On September 2, police filed a case against Musharraf over the killing of cleric Abdul Rashid and his mother during the 2007 military operation against extremists holed up in the Lal Masjid.

The operation, ordered by Musharraf, ended with a bloody eight-day siege that killed nearly 100 people, including Pakistani troops.

The case was filed on the directions of Justice Noorul Huque Qureshi of the Islamabad High Court, who was annoyed over the non-compliance of an earlier order.

The court issued the order in response to a petition filed by Haroon Rashid, the son of Abdul Rashid, against Musharraf for his alleged involvement in the killing of the hardline cleric and his mother.

Yesterday, the Supreme Court granted Musharraf bail in the case related to the killing of Baloch nationalist leader Akbar Bugti in a 2006 military operation.

Musharraf's lawyers said this was the last case in which he was still under arrest and he had been granted bail in other cases, including those related to the assassination of former premier Benazir Bhutto and the imposition of emergency in 2007.

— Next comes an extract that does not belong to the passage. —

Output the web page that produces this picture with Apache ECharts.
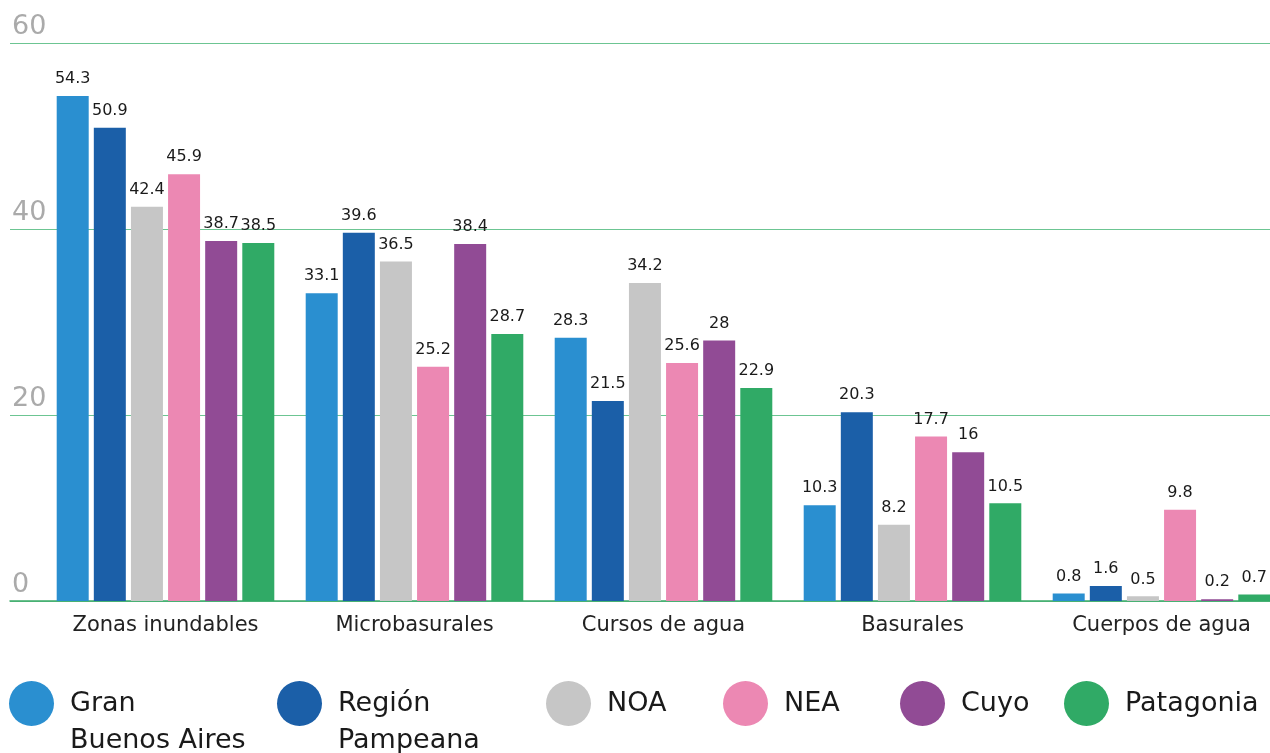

The former military strongman is currently being held at his farmhouse on the outskirts of Islamabad, guarded by nearly 300 security personnel, including soldiers and snipers.

Musharraf took power in a 1999 coup and ruled as President until he resigned when he was threatened with impeachment in 2008. He then went into self-imposed exile and returned to Pakistan in March in a bid to resurrect his political career.